# WORK TO COMPLETE
Quote, line for line, the entries from the first through the one containing "color=label_color)". Pictures are left out.

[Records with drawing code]
----

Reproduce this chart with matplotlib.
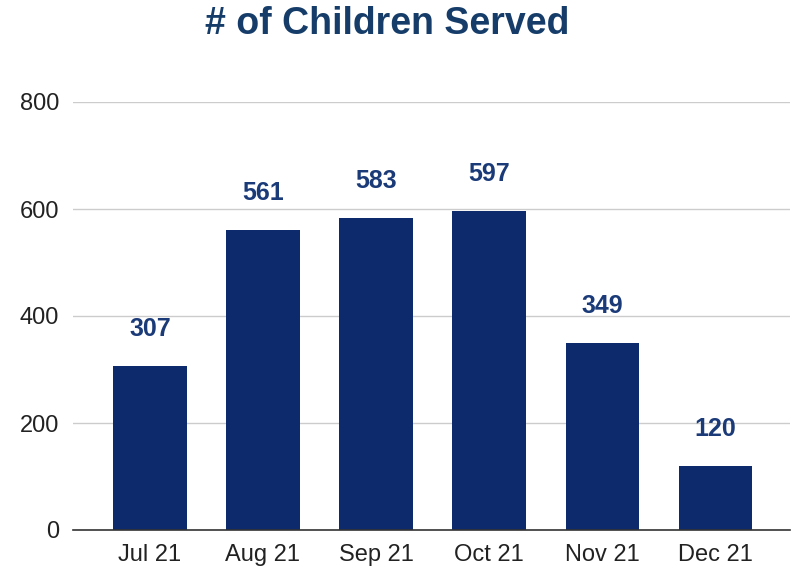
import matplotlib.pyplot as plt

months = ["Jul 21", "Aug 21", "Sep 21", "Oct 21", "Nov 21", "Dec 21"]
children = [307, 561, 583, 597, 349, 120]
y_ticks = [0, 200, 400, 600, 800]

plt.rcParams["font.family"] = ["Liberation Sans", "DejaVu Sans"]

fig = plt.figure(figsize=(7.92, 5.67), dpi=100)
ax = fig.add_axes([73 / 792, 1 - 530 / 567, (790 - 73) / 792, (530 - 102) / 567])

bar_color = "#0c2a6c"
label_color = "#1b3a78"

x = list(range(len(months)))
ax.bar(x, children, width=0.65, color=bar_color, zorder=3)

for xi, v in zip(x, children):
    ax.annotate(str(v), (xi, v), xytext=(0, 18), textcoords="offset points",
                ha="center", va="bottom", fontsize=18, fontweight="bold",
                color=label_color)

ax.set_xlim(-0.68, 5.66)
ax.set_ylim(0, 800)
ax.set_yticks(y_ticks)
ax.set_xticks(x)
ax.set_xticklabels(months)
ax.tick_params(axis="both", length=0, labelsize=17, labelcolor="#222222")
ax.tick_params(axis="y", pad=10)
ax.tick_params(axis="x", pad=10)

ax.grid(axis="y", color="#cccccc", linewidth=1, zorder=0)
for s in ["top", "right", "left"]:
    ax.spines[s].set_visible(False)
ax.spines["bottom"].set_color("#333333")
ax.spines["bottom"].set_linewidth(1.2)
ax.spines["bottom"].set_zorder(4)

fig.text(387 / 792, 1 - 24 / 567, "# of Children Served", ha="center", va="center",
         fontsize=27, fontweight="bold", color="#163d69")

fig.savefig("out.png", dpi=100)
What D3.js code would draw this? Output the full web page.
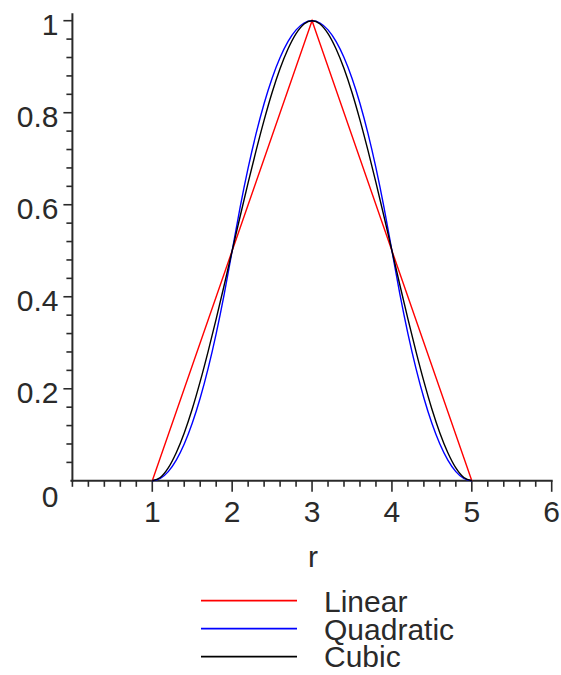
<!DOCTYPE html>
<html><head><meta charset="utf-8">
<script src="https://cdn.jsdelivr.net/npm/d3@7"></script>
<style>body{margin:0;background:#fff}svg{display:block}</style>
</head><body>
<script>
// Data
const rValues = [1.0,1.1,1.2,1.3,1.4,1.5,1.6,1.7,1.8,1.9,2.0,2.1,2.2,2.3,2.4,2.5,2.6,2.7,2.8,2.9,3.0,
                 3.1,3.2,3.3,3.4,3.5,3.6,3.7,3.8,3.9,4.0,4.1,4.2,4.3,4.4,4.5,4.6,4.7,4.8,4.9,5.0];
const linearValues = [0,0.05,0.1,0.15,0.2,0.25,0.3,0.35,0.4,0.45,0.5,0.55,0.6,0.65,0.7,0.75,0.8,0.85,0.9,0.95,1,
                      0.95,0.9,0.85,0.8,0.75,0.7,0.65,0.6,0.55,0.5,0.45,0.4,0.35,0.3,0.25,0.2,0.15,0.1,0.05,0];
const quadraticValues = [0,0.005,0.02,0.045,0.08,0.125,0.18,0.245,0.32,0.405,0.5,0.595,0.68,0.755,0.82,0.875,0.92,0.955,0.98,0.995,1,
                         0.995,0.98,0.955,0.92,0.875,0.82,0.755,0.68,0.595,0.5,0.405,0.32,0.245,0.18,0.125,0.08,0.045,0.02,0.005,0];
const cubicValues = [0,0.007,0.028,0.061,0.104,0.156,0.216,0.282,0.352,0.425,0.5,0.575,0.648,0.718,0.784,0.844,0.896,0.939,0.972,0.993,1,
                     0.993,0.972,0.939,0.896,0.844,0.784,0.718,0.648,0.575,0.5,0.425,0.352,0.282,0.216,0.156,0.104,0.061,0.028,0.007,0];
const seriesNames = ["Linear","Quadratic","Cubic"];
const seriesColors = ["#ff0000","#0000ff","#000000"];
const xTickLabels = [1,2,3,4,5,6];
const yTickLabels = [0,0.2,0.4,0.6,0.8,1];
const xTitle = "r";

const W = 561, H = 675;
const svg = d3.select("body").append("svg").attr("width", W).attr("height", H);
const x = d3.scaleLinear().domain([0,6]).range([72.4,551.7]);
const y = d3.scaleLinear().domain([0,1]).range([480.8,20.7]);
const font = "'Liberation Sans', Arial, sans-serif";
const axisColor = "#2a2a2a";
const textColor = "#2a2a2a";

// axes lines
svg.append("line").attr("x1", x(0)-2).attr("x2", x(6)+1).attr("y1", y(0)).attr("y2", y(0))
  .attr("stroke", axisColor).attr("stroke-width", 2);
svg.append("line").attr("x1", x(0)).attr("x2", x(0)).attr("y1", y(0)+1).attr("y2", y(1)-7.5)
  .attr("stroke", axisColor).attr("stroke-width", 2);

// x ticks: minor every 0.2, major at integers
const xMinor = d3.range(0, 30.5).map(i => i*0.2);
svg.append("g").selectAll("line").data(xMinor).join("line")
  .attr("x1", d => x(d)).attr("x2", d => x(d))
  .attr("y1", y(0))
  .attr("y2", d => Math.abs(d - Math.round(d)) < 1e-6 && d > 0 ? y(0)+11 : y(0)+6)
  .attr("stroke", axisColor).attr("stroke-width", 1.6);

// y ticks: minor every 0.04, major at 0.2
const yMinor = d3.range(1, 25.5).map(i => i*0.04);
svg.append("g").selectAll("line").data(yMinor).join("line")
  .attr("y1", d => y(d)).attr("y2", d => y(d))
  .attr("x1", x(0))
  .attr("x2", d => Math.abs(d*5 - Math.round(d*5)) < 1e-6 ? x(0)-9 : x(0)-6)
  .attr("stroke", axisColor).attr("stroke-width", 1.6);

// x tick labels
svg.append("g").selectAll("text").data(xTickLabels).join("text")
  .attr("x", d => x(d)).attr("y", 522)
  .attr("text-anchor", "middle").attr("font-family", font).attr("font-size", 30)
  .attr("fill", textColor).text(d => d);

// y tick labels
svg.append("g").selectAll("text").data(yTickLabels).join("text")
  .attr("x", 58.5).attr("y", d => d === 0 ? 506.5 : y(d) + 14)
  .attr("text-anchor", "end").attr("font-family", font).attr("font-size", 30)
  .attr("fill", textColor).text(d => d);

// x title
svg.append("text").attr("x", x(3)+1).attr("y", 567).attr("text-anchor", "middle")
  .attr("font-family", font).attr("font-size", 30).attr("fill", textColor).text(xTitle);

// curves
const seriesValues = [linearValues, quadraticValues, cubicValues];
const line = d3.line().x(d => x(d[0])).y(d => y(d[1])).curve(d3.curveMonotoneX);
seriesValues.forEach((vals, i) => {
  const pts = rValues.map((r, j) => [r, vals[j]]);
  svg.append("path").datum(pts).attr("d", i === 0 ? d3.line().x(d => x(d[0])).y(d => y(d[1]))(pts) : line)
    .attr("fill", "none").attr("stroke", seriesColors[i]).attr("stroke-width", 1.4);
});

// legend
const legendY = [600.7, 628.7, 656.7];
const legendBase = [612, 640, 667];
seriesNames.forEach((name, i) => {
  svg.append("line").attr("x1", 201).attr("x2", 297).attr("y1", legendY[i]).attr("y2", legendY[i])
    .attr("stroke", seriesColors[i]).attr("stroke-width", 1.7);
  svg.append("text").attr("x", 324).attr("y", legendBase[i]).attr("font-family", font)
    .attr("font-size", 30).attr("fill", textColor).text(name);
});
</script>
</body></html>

----

# SOLUTION FOR THIS TASK
Reproduce this chart with matplotlib.
import matplotlib.pyplot as plt

months = ["Jul 21", "Aug 21", "Sep 21", "Oct 21", "Nov 21", "Dec 21"]
children = [307, 561, 583, 597, 349, 120]
y_ticks = [0, 200, 400, 600, 800]

plt.rcParams["font.family"] = ["Liberation Sans", "DejaVu Sans"]

fig = plt.figure(figsize=(7.92, 5.67), dpi=100)
ax = fig.add_axes([73 / 792, 1 - 530 / 567, (790 - 73) / 792, (530 - 102) / 567])

bar_color = "#0c2a6c"
label_color = "#1b3a78"

x = list(range(len(months)))
ax.bar(x, children, width=0.65, color=bar_color, zorder=3)

for xi, v in zip(x, children):
    ax.annotate(str(v), (xi, v), xytext=(0, 18), textcoords="offset points",
                ha="center", va="bottom", fontsize=18, fontweight="bold",
                color=label_color)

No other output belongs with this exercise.